Rows from a dataset of charts and code
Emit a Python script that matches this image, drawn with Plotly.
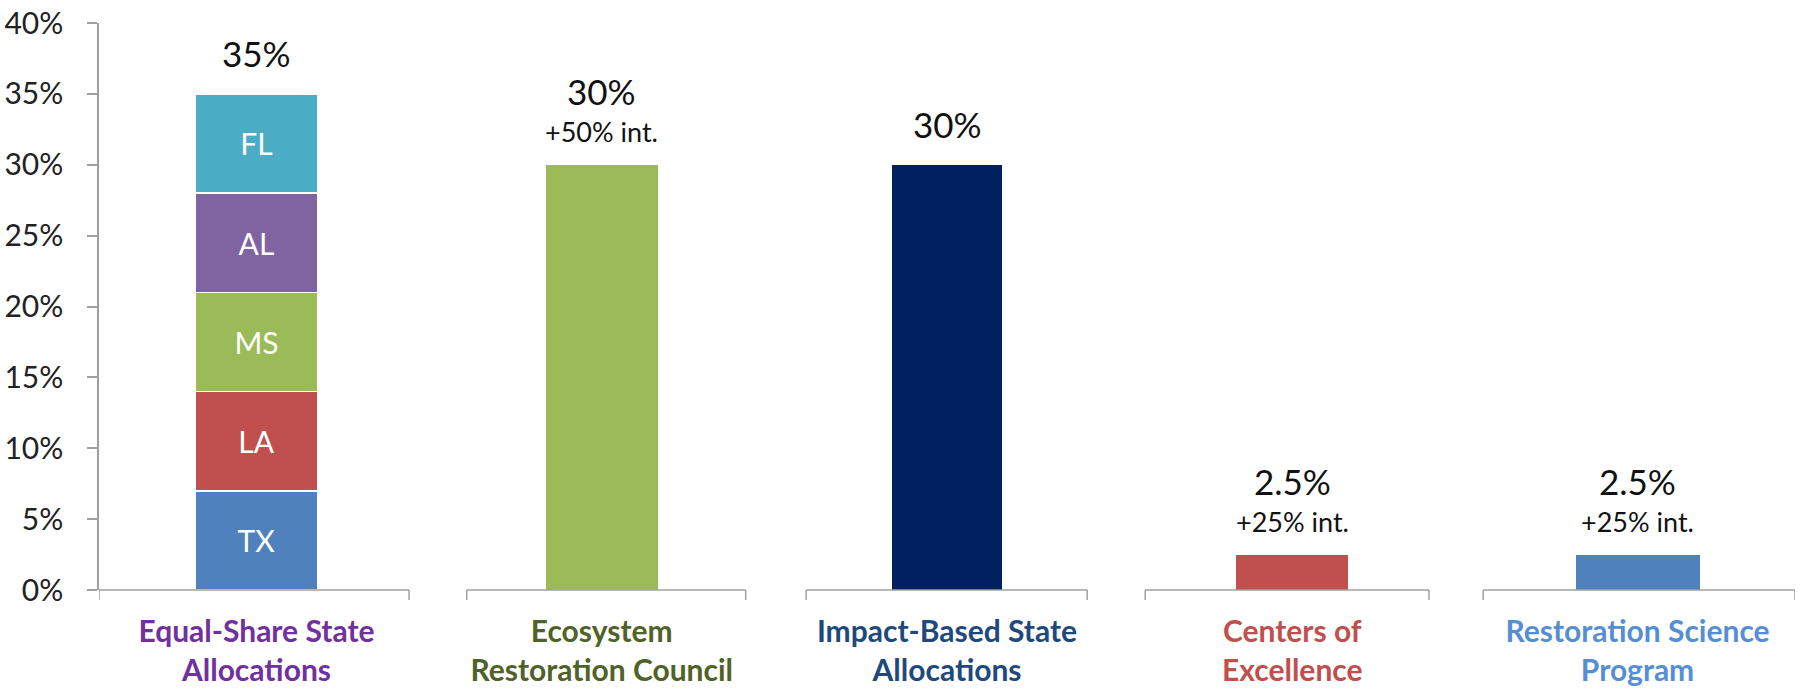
import plotly.graph_objects as go

# ---------------- data ----------------
categories = [
    "Equal-Share State Allocations",
    "Ecosystem Restoration Council",
    "Impact-Based State Allocations",
    "Centers of Excellence",
    "Restoration Science Program",
]
tick_lines = [
    ("Equal-Share State", "Allocations"),
    ("Ecosystem", "Restoration Council"),
    ("Impact-Based State", "Allocations"),
    ("Centers of", "Excellence"),
    ("Restoration Science", "Program"),
]
states = ["TX", "LA", "MS", "AL", "FL"]
state_values = [7, 7, 7, 7, 7]
program_values = [30, 30, 2.5, 2.5]
total_labels = ["35%", "30%", "30%", "2.5%", "2.5%"]
sub_labels = ["", "+50% int.", "", "+25% int.", "+25% int."]
y_ticks = [0, 5, 10, 15, 20, 25, 30, 35, 40]

# ---------------- style ----------------
FONT = "Lato"
state_colors = ["#4F81BD", "#C0504D", "#9BBB59", "#8064A2", "#4BACC6"]
program_colors = ["#9BBB59", "#00205F", "#C0504D", "#4F81BD"]
label_colors = ["#7030A0", "#4F6228", "#1F497D", "#C0504D", "#558ED5"]
state_width = 0.353
program_widths = [0.327, 0.322, 0.327, 0.362]
AXIS_GRAY = "#A0A0A0"
X_RANGE = [-0.456, 4.456]
segments = [(X_RANGE[0], 0.442), (0.609, 1.417), (1.592, 2.406),
            (2.574, 3.396), (3.553, X_RANGE[1])]

fig = go.Figure()

for s, v, c in zip(states, state_values, state_colors):
    fig.add_trace(go.Bar(
        x=[categories[0]], y=[v], name=s, width=state_width,
        marker=dict(color=c, line=dict(color="white", width=1.5)),
        text=[s], textposition="inside", insidetextanchor="middle",
        textangle=0, textfont=dict(family=FONT, size=30, color="white"),
        hoverinfo="x+y+name",
    ))

fig.add_trace(go.Bar(
    x=categories[1:], y=program_values, width=program_widths,
    marker=dict(color=program_colors, line=dict(color="white", width=1)),
    hoverinfo="x+y", showlegend=False,
))

totals = [sum(state_values)] + program_values
annotations = []
for cat, tot, main, sub in zip(categories, totals, total_labels, sub_labels):
    annotations.append(dict(
        x=cat, y=tot, xref="x", yref="y", text=main, showarrow=False,
        yanchor="middle", yshift=74 if sub else 41,
        font=dict(family=FONT, size=35, color="#111111"),
    ))
    if sub:
        annotations.append(dict(
            x=cat, y=tot, xref="x", yref="y", text=sub, showarrow=False,
            yanchor="middle", yshift=33,
            font=dict(family=FONT, size=27, color="#111111"),
        ))

shapes = []
for x0, x1 in segments:
    shapes.append(dict(type="line", xref="x", yref="paper", x0=x0, x1=x1, y0=0, y1=0,
                       line=dict(color=AXIS_GRAY, width=1.5), layer="above"))
    for xe in (x0, x1):
        shapes.append(dict(type="line", xref="x", yref="paper", ysizemode="pixel",
                           yanchor=0, x0=xe, x1=xe, y0=0, y1=-10,
                           line=dict(color=AXIS_GRAY, width=1.5)))

ticktext = [
    f'<span style="color:{c}">{a}</span><br><span style="color:{c}">{b}</span>'
    for (a, b), c in zip(tick_lines, label_colors)
]

fig.update_layout(
    width=1802, height=690,
    margin=dict(l=99, r=7, t=23, b=100),
    paper_bgcolor="white", plot_bgcolor="white",
    barmode="stack", showlegend=False,
    font=dict(family=FONT, color="#222222"),
    annotations=annotations, shapes=shapes,
    xaxis=dict(
        type="category", categoryorder="array", categoryarray=categories,
        range=X_RANGE, showline=False, showgrid=False, zeroline=False,
        ticks="", tickvals=categories, ticktext=ticktext,
        tickfont=dict(family=FONT, size=30, weight="bold"),
        ticklabelstandoff=21, automargin=False,
    ),
    yaxis=dict(
        range=[0, 40], tickvals=y_ticks, ticktext=[f"{t}%" for t in y_ticks],
        showline=True, linecolor=AXIS_GRAY, linewidth=1.5,
        ticks="outside", ticklen=10, tickcolor=AXIS_GRAY, tickwidth=1.5,
        showgrid=False, zeroline=False,
        tickfont=dict(family=FONT, size=30, color="#222222"),
        ticklabelstandoff=18, automargin=False,
    ),
)

fig.write_html(
    "out.html",
    config={"displayModeBar": False},
    post_script="document.body.style.margin='0';document.body.style.overflow='hidden';",
)
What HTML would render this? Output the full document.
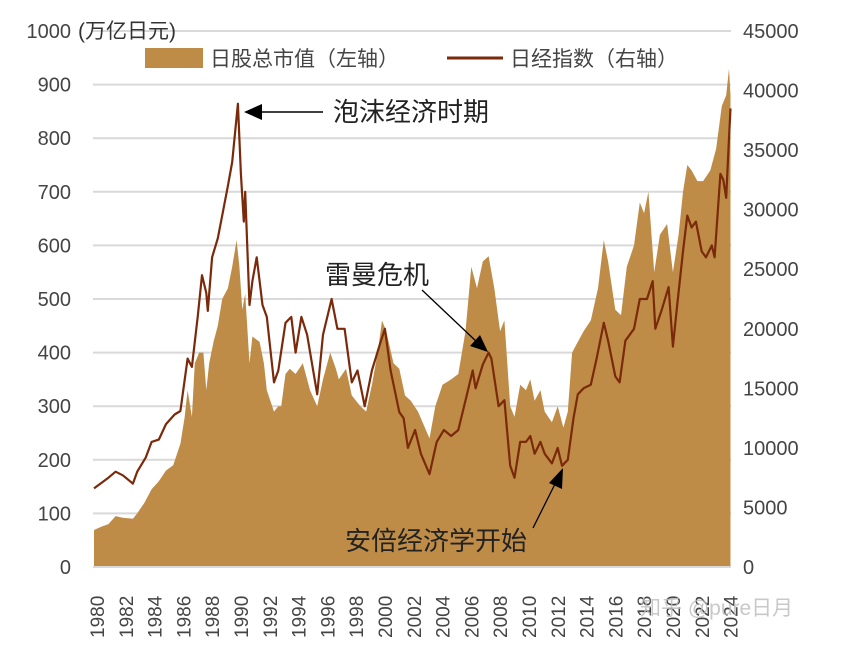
<!DOCTYPE html>
<html><head><meta charset="utf-8">
<style>
body{margin:0;background:#fff;}
svg{display:block;font-family:"Liberation Sans","Noto Sans CJK SC",sans-serif;}
</style></head>
<body>
<svg id="chart" width="844" height="647" viewBox="0 0 844 647">
<g id="grid"></g>
<g id="marks"></g>
<g id="axes"></g>
<text x="78" y="38" font-size="21" fill="#333">(万亿日元)</text>
<g>
<rect x="145" y="48" width="58" height="20" fill="#bf8c47"/>
<text x="210" y="66" font-size="21" fill="#444">日股总市值（左轴）</text>
<line x1="447" y1="58" x2="503" y2="58" stroke="#7a2a0a" stroke-width="3"/>
<text x="510" y="66" font-size="21" fill="#444">日经指数（右轴）</text>
</g>
<g>
<text x="333" y="121" font-size="26" fill="#222">泡沫经济时期</text>
<line x1="323" y1="112" x2="260" y2="112" stroke="#000" stroke-width="1.5"/>
<polygon points="244,112 262,104 262,120" fill="#000"/>
<text x="325" y="284" font-size="26" fill="#222">雷曼危机</text>
<line x1="422" y1="290" x2="478" y2="343" stroke="#000" stroke-width="1.3"/>
<polygon points="488,352 470,346 480,335" fill="#000"/>
<text x="345" y="550" font-size="26" fill="#222">安倍经济学开始</text>
<line x1="533" y1="528" x2="556" y2="482" stroke="#000" stroke-width="1.3"/>
<polygon points="563,468 562,489 549,483" fill="#000"/>
</g>
<text x="640" y="615" font-size="21" fill="#bbb" opacity="0.8">知乎 @pure日月</text>
</svg>
<script>
const capYears=[1980,1980.5,1981,1981.5,1982,1982.7,1983,1983.5,1984,1984.5,1985,1985.5,1986,1986.3,1986.5,1986.8,1987,1987.3,1987.6,1987.8,1988,1988.3,1988.6,1988.9,1989.3,1989.6,1989.9,1990.1,1990.3,1990.5,1990.8,1991,1991.5,1991.8,1992,1992.5,1992.8,1993,1993.3,1993.6,1994,1994.5,1995,1995.5,1995.9,1996.4,1996.8,1997,1997.5,1997.9,1998.5,1998.9,1999.3,1999.7,2000,2000.3,2000.8,2001.2,2001.6,2002,2002.5,2003.3,2003.7,2004.2,2004.8,2005.3,2005.8,2006.2,2006.6,2007,2007.4,2007.8,2008.2,2008.5,2008.9,2009.2,2009.6,2010,2010.3,2010.6,2011,2011.3,2011.8,2012.2,2012.6,2012.9,2013.2,2013.6,2014,2014.5,2015,2015.4,2015.7,2016.2,2016.6,2017,2017.5,2017.9,2018.2,2018.5,2018.9,2019.3,2019.8,2020.2,2020.6,2020.9,2021.2,2021.5,2021.9,2022.3,2022.8,2023.2,2023.6,2023.9,2024.1,2024.2];
const capValues=[69,75,80,95,92,90,100,120,145,160,180,190,230,280,330,280,380,400,400,330,380,420,450,500,520,560,610,560,480,510,380,430,420,380,330,290,300,300,360,370,360,380,330,300,350,400,370,350,370,320,300,290,340,400,460,440,380,370,320,310,290,240,300,340,350,360,440,560,520,570,580,520,440,460,300,280,340,330,350,310,330,290,270,300,260,290,400,420,440,460,520,610,570,480,470,560,600,680,660,700,550,620,640,550,620,700,750,740,720,720,740,780,860,880,930,880];
const nkYears=[1980,1981,1981.5,1982,1982.7,1983,1983.6,1984,1984.5,1985,1985.6,1986,1986.5,1986.8,1987.2,1987.5,1987.8,1987.9,1988.2,1988.6,1988.9,1989.3,1989.6,1989.99,1990.2,1990.4,1990.5,1990.8,1991,1991.3,1991.7,1992,1992.5,1992.8,1993.3,1993.7,1994,1994.4,1994.8,1995.5,1995.9,1996.5,1996.9,1997.4,1997.9,1998.3,1998.8,1999.3,1999.9,2000.2,2000.6,2001.2,2001.5,2001.8,2002.3,2002.7,2003.3,2003.8,2004.3,2004.8,2005.3,2005.9,2006.3,2006.5,2007,2007.4,2007.6,2008.1,2008.5,2008.9,2009.2,2009.6,2010,2010.3,2010.6,2011,2011.3,2011.8,2012.2,2012.5,2012.9,2013.3,2013.6,2014,2014.5,2014.9,2015.4,2015.7,2016.2,2016.5,2016.9,2017.5,2017.9,2018.4,2018.8,2018.98,2019.4,2019.9,2020.2,2020.5,2020.9,2021.2,2021.5,2021.8,2022.2,2022.5,2022.9,2023.1,2023.5,2023.7,2023.9,2024.1,2024.2];
const nkValues=[6600,7500,8000,7700,7000,8000,9200,10500,10700,12000,12800,13100,17500,16800,21000,24500,23000,21500,26000,27600,29500,32000,34000,38900,33000,29000,31500,22000,24000,26000,22000,21000,15500,16500,20500,21000,18000,21000,19500,14500,19500,22500,20000,20000,15500,16500,13500,16500,18900,20000,16500,13000,12500,10000,11500,9500,7800,10500,11500,11000,11500,14500,16500,15000,17000,18000,17500,13500,14000,8500,7500,10500,10500,11000,9500,10500,9500,8700,10000,8500,9000,12500,14500,15000,15300,17500,20500,19000,16000,15500,19000,20000,22500,22500,24000,20000,21500,23500,18500,22000,26500,29500,28500,29000,26500,26000,27000,26000,33000,32500,31000,36000,38500];
const leftTicks=[0,100,200,300,400,500,600,700,800,900,1000];
const rightTicks=[0,5000,10000,15000,20000,25000,30000,35000,40000,45000];
const yearTicks=[1980,1982,1984,1986,1988,1990,1992,1994,1996,1998,2000,2002,2004,2006,2008,2010,2012,2014,2016,2018,2020,2022,2024];

const NS='http://www.w3.org/2000/svg';
const X0=94,PX=14.4,Y0=567,H=536;
const xs=y=>X0+(y-1980)*PX;
const yl=v=>Y0-v/1000*H;
const yr=v=>Y0-v/45000*H;
function mk(tag,attrs,parent){const e=document.createElementNS(NS,tag);for(const k in attrs)e.setAttribute(k,attrs[k]);parent.appendChild(e);return e;}
const grid=document.getElementById('grid'),marks=document.getElementById('marks'),axes=document.getElementById('axes');
leftTicks.forEach(t=>{
  if(t>0){const g=mk('line',{x1:93,x2:731,y1:yl(t),y2:yl(t),stroke:'#d9d9d9','stroke-width':2},grid);
  
  }
  const tx=mk('text',{x:71,y:yl(t)+7,'text-anchor':'end','font-size':20,fill:'#444'},axes);
  tx.textContent=t;
  
  
});
rightTicks.forEach(t=>{
  const tx=mk('text',{x:743,y:yr(t)+7,'font-size':20,fill:'#444'},axes);
  tx.textContent=t;
  
  
});
yearTicks.forEach(t=>{
  const x=xs(t)+3;
  const tx=mk('text',{x:0,y:0,'font-size':19,fill:'#444',transform:`translate(${x+7},638) rotate(-90)`},axes);
  tx.textContent=t;
  
  
});
const base=mk('line',{x1:93,x2:731,y1:Y0,y2:Y0,stroke:'#d9d9d9','stroke-width':2},axes);


let d=`M${xs(capYears[0])},${Y0}`;
capYears.forEach((y,i)=>{d+=` L${xs(y).toFixed(1)},${yl(capValues[i]).toFixed(1)}`;});
d+=` L${xs(capYears[capYears.length-1])},${Y0} Z`;
const area=mk('path',{d:d,fill:'#bf8c47'},marks);


let d2='';
nkYears.forEach((y,i)=>{d2+=(i?' L':'M')+xs(y).toFixed(1)+','+yr(nkValues[i]).toFixed(1);});
const line=mk('path',{d:d2,fill:'none',stroke:'#7a2a0a','stroke-width':2.2,'stroke-linejoin':'round'},marks);


</script>
</body></html>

■ OBJECTIVE ■
From the first line above to the line containing "y_ticks = [0, 5, 10, 15, 20, 25, 30, 35, 40]", repeat each line exactly. Pictures stay out.

■ FULL RESPONSE ■
Emit a Python script that matches this image, drawn with Plotly.
import plotly.graph_objects as go

# ---------------- data ----------------
categories = [
    "Equal-Share State Allocations",
    "Ecosystem Restoration Council",
    "Impact-Based State Allocations",
    "Centers of Excellence",
    "Restoration Science Program",
]
tick_lines = [
    ("Equal-Share State", "Allocations"),
    ("Ecosystem", "Restoration Council"),
    ("Impact-Based State", "Allocations"),
    ("Centers of", "Excellence"),
    ("Restoration Science", "Program"),
]
states = ["TX", "LA", "MS", "AL", "FL"]
state_values = [7, 7, 7, 7, 7]
program_values = [30, 30, 2.5, 2.5]
total_labels = ["35%", "30%", "30%", "2.5%", "2.5%"]
sub_labels = ["", "+50% int.", "", "+25% int.", "+25% int."]
y_ticks = [0, 5, 10, 15, 20, 25, 30, 35, 40]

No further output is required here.